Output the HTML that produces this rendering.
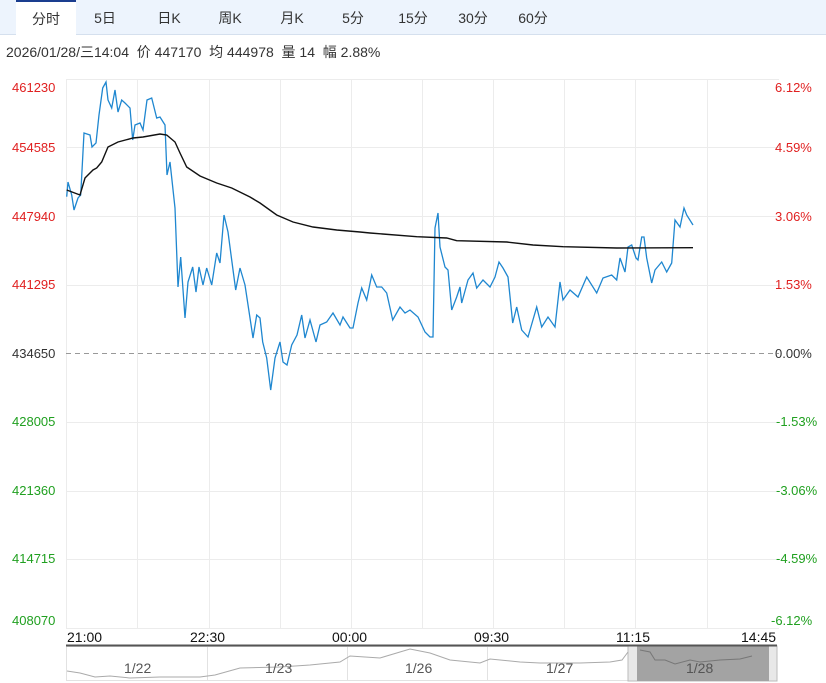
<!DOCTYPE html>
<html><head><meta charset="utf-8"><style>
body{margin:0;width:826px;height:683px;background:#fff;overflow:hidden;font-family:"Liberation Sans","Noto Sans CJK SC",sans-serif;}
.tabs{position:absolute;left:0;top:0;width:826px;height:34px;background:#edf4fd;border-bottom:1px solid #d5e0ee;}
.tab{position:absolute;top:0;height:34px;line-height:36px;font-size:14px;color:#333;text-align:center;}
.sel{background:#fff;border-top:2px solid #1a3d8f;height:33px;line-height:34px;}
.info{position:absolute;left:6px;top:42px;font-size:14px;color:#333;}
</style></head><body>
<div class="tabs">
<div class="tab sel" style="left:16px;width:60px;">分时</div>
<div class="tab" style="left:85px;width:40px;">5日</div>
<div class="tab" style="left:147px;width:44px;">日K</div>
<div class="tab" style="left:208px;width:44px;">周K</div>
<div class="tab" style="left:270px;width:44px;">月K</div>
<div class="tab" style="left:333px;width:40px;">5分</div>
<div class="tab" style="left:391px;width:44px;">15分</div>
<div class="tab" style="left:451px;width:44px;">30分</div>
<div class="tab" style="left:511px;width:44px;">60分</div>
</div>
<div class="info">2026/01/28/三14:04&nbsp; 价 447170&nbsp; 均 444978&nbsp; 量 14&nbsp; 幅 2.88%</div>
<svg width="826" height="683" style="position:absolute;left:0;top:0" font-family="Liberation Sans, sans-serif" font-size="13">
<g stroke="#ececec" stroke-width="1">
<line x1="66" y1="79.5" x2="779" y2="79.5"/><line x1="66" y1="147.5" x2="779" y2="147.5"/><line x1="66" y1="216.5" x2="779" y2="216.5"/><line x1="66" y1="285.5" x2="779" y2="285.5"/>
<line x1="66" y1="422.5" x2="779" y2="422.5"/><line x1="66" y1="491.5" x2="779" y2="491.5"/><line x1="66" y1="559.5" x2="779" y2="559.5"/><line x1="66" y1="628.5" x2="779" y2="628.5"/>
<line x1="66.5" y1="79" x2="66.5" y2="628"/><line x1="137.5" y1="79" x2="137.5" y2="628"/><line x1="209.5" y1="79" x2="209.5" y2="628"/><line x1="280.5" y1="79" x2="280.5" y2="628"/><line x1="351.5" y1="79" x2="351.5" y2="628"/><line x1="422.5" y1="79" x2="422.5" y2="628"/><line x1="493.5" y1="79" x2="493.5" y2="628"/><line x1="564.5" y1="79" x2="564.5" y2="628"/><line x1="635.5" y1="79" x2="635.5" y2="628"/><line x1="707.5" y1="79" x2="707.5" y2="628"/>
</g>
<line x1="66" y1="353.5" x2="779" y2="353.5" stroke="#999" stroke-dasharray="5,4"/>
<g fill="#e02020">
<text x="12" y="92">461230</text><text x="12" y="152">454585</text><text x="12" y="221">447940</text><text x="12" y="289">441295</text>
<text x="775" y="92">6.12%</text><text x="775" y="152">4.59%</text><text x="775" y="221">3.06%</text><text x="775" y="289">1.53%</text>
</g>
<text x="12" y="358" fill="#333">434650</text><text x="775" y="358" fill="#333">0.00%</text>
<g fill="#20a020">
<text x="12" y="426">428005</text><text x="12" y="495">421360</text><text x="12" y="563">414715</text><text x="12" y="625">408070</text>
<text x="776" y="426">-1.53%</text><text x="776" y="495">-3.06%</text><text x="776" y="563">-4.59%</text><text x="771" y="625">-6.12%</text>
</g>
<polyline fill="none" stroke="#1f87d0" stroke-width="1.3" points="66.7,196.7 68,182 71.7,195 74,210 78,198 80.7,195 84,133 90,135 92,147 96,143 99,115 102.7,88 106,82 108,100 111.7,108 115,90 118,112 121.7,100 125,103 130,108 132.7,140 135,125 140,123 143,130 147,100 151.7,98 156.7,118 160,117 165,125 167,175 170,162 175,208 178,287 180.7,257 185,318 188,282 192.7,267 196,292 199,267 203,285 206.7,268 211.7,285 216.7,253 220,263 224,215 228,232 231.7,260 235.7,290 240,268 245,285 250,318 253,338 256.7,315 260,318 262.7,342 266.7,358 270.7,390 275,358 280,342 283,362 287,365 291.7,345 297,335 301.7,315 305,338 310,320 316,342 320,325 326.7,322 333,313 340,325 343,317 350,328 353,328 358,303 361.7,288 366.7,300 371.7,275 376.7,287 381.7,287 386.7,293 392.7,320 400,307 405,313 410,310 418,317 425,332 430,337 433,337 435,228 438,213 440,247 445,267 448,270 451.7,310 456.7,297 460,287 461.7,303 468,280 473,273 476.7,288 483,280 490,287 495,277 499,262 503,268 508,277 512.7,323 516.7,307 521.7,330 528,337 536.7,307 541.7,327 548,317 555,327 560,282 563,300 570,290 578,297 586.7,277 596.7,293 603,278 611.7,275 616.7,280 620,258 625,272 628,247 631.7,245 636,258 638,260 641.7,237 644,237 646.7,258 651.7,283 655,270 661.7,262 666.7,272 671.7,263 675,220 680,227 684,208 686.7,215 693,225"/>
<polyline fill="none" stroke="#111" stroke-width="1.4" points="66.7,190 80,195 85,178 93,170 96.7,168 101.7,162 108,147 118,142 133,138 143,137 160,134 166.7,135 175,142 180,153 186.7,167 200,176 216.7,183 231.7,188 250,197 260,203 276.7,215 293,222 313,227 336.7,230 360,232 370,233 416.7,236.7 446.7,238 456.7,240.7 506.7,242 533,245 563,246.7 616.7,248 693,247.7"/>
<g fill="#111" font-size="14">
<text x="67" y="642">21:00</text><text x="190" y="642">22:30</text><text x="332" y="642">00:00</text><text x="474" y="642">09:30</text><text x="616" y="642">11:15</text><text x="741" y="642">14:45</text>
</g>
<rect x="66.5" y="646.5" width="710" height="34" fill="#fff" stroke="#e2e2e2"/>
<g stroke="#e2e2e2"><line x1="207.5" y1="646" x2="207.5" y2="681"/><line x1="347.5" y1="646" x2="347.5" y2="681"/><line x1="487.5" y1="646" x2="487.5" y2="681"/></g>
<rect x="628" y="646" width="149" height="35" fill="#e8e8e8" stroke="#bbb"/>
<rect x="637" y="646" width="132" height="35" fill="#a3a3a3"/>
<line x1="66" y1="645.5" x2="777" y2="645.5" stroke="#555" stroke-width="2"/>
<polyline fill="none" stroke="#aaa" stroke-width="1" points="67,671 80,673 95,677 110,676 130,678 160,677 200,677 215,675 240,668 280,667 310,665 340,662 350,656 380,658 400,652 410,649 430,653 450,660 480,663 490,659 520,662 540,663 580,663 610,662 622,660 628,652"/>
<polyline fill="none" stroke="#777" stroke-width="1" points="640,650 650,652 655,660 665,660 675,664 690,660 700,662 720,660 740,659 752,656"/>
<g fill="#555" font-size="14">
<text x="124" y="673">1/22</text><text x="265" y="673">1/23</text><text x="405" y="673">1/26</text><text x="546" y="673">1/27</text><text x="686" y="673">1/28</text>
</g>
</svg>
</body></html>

········

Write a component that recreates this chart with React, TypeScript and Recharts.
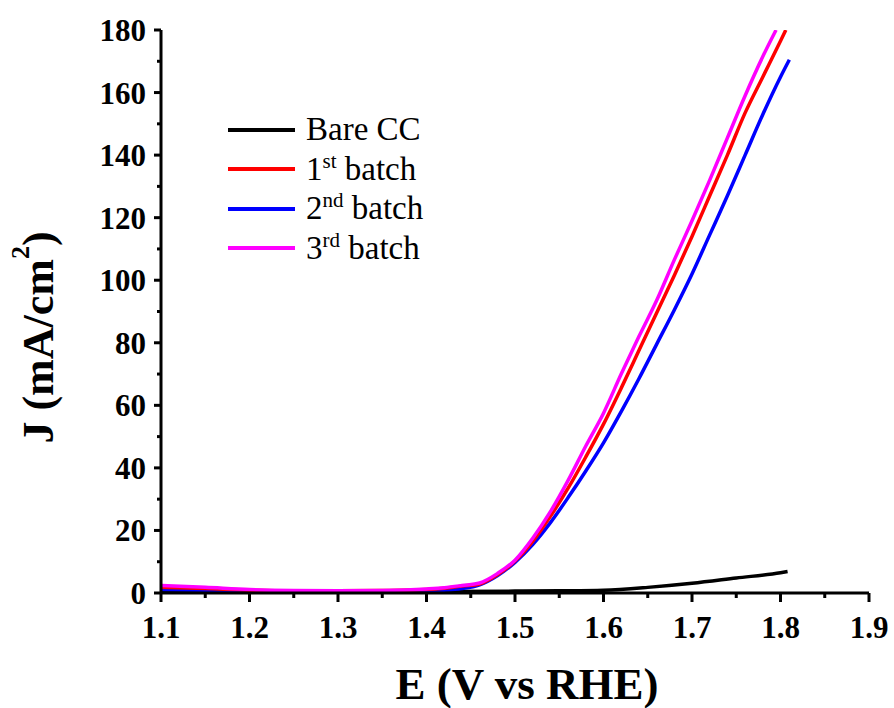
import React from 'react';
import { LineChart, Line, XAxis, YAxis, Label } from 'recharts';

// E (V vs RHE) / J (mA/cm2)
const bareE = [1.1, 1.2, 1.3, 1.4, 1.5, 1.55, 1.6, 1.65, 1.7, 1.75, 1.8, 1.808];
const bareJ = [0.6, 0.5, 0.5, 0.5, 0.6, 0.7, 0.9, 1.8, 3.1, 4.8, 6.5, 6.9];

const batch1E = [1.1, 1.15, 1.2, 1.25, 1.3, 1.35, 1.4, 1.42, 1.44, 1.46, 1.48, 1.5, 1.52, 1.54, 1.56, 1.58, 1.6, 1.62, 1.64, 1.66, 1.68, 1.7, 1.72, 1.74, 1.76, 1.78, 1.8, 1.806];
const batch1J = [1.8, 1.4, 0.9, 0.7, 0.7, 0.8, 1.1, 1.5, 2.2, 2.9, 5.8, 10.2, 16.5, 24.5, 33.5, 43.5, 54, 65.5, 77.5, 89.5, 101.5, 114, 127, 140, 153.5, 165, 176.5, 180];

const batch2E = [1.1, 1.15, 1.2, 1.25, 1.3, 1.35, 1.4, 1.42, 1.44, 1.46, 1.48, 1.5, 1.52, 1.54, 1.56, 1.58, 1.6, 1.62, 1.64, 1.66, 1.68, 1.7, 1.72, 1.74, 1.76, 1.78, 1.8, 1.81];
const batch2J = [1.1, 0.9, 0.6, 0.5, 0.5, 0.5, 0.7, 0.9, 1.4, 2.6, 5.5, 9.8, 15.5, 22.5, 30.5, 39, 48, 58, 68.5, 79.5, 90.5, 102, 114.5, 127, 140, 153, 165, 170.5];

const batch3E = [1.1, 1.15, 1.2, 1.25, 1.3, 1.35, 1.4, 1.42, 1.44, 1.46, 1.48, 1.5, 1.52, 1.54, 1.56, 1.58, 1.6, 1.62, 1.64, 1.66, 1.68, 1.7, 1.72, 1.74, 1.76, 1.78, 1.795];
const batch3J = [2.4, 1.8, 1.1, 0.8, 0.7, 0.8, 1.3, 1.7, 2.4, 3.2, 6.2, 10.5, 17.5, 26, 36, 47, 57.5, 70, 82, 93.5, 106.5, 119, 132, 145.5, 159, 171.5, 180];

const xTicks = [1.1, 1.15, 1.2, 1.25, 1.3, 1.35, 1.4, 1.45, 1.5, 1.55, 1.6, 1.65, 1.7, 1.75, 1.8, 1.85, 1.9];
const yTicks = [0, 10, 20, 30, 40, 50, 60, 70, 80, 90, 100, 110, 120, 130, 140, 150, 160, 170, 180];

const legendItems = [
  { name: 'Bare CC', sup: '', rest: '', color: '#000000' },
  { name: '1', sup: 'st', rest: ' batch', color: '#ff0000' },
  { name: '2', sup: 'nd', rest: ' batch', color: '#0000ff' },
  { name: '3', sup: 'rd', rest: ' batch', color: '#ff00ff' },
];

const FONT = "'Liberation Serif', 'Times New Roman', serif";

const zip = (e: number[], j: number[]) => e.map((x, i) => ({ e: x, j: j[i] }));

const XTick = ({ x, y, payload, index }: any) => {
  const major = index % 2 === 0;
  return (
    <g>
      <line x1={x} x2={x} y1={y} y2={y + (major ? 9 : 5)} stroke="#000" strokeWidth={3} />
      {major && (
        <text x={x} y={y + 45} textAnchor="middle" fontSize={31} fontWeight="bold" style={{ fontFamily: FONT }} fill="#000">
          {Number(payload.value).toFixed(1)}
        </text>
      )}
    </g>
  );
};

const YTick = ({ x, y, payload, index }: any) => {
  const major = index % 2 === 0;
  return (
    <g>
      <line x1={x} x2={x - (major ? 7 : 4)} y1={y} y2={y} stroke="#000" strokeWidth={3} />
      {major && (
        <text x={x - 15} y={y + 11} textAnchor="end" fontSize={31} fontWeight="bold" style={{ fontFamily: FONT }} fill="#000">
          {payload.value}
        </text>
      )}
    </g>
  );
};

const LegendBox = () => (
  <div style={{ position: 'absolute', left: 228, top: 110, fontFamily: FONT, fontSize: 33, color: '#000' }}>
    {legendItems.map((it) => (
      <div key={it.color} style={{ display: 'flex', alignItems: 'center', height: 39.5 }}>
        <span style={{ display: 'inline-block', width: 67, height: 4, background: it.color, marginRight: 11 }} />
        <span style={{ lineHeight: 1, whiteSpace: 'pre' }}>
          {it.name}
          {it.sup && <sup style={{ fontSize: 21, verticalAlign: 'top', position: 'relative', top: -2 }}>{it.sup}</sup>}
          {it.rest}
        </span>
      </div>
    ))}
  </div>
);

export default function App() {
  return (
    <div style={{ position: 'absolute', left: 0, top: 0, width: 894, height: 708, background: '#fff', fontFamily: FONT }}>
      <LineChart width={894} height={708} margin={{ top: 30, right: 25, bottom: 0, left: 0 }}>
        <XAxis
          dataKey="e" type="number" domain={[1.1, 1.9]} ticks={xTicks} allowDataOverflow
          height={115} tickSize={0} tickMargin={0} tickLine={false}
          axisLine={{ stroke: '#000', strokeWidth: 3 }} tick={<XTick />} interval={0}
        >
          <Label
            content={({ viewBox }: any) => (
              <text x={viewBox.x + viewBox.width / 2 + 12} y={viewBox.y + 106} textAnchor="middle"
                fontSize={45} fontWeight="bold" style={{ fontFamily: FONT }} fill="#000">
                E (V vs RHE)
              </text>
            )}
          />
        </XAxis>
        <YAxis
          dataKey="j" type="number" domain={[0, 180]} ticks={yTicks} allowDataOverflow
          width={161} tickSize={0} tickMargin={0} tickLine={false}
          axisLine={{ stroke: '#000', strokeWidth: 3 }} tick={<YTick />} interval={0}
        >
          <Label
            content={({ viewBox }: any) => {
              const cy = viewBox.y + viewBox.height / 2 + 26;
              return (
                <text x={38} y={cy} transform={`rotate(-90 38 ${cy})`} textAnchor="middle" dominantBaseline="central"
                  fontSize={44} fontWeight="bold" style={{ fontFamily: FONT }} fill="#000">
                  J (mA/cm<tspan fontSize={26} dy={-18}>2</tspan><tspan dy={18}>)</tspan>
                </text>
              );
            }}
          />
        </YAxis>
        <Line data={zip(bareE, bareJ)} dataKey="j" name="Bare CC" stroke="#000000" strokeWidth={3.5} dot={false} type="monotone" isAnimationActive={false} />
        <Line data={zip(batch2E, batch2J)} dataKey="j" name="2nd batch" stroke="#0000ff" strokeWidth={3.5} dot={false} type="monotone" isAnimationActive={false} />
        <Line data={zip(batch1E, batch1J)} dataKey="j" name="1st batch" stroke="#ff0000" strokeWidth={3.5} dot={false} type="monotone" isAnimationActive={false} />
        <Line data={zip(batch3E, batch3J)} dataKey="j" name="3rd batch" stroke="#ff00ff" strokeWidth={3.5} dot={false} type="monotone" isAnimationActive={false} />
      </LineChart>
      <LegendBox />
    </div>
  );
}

········

## [Written request]
The copy should hold exactly the lines from the line with "Write a component" to the line with "Serif', 'Times New", both ends in, set down without any pictures and with nothing added.

## [Exercise result]
Write a component that recreates this chart with React, TypeScript and Recharts.
import React from 'react';
import { LineChart, Line, XAxis, YAxis, Label } from 'recharts';

// E (V vs RHE) / J (mA/cm2)
const bareE = [1.1, 1.2, 1.3, 1.4, 1.5, 1.55, 1.6, 1.65, 1.7, 1.75, 1.8, 1.808];
const bareJ = [0.6, 0.5, 0.5, 0.5, 0.6, 0.7, 0.9, 1.8, 3.1, 4.8, 6.5, 6.9];

const batch1E = [1.1, 1.15, 1.2, 1.25, 1.3, 1.35, 1.4, 1.42, 1.44, 1.46, 1.48, 1.5, 1.52, 1.54, 1.56, 1.58, 1.6, 1.62, 1.64, 1.66, 1.68, 1.7, 1.72, 1.74, 1.76, 1.78, 1.8, 1.806];
const batch1J = [1.8, 1.4, 0.9, 0.7, 0.7, 0.8, 1.1, 1.5, 2.2, 2.9, 5.8, 10.2, 16.5, 24.5, 33.5, 43.5, 54, 65.5, 77.5, 89.5, 101.5, 114, 127, 140, 153.5, 165, 176.5, 180];

const batch2E = [1.1, 1.15, 1.2, 1.25, 1.3, 1.35, 1.4, 1.42, 1.44, 1.46, 1.48, 1.5, 1.52, 1.54, 1.56, 1.58, 1.6, 1.62, 1.64, 1.66, 1.68, 1.7, 1.72, 1.74, 1.76, 1.78, 1.8, 1.81];
const batch2J = [1.1, 0.9, 0.6, 0.5, 0.5, 0.5, 0.7, 0.9, 1.4, 2.6, 5.5, 9.8, 15.5, 22.5, 30.5, 39, 48, 58, 68.5, 79.5, 90.5, 102, 114.5, 127, 140, 153, 165, 170.5];

const batch3E = [1.1, 1.15, 1.2, 1.25, 1.3, 1.35, 1.4, 1.42, 1.44, 1.46, 1.48, 1.5, 1.52, 1.54, 1.56, 1.58, 1.6, 1.62, 1.64, 1.66, 1.68, 1.7, 1.72, 1.74, 1.76, 1.78, 1.795];
const batch3J = [2.4, 1.8, 1.1, 0.8, 0.7, 0.8, 1.3, 1.7, 2.4, 3.2, 6.2, 10.5, 17.5, 26, 36, 47, 57.5, 70, 82, 93.5, 106.5, 119, 132, 145.5, 159, 171.5, 180];

const xTicks = [1.1, 1.15, 1.2, 1.25, 1.3, 1.35, 1.4, 1.45, 1.5, 1.55, 1.6, 1.65, 1.7, 1.75, 1.8, 1.85, 1.9];
const yTicks = [0, 10, 20, 30, 40, 50, 60, 70, 80, 90, 100, 110, 120, 130, 140, 150, 160, 170, 180];

const legendItems = [
  { name: 'Bare CC', sup: '', rest: '', color: '#000000' },
  { name: '1', sup: 'st', rest: ' batch', color: '#ff0000' },
  { name: '2', sup: 'nd', rest: ' batch', color: '#0000ff' },
  { name: '3', sup: 'rd', rest: ' batch', color: '#ff00ff' },
];

const FONT = "'Liberation Serif', 'Times New Roman', serif";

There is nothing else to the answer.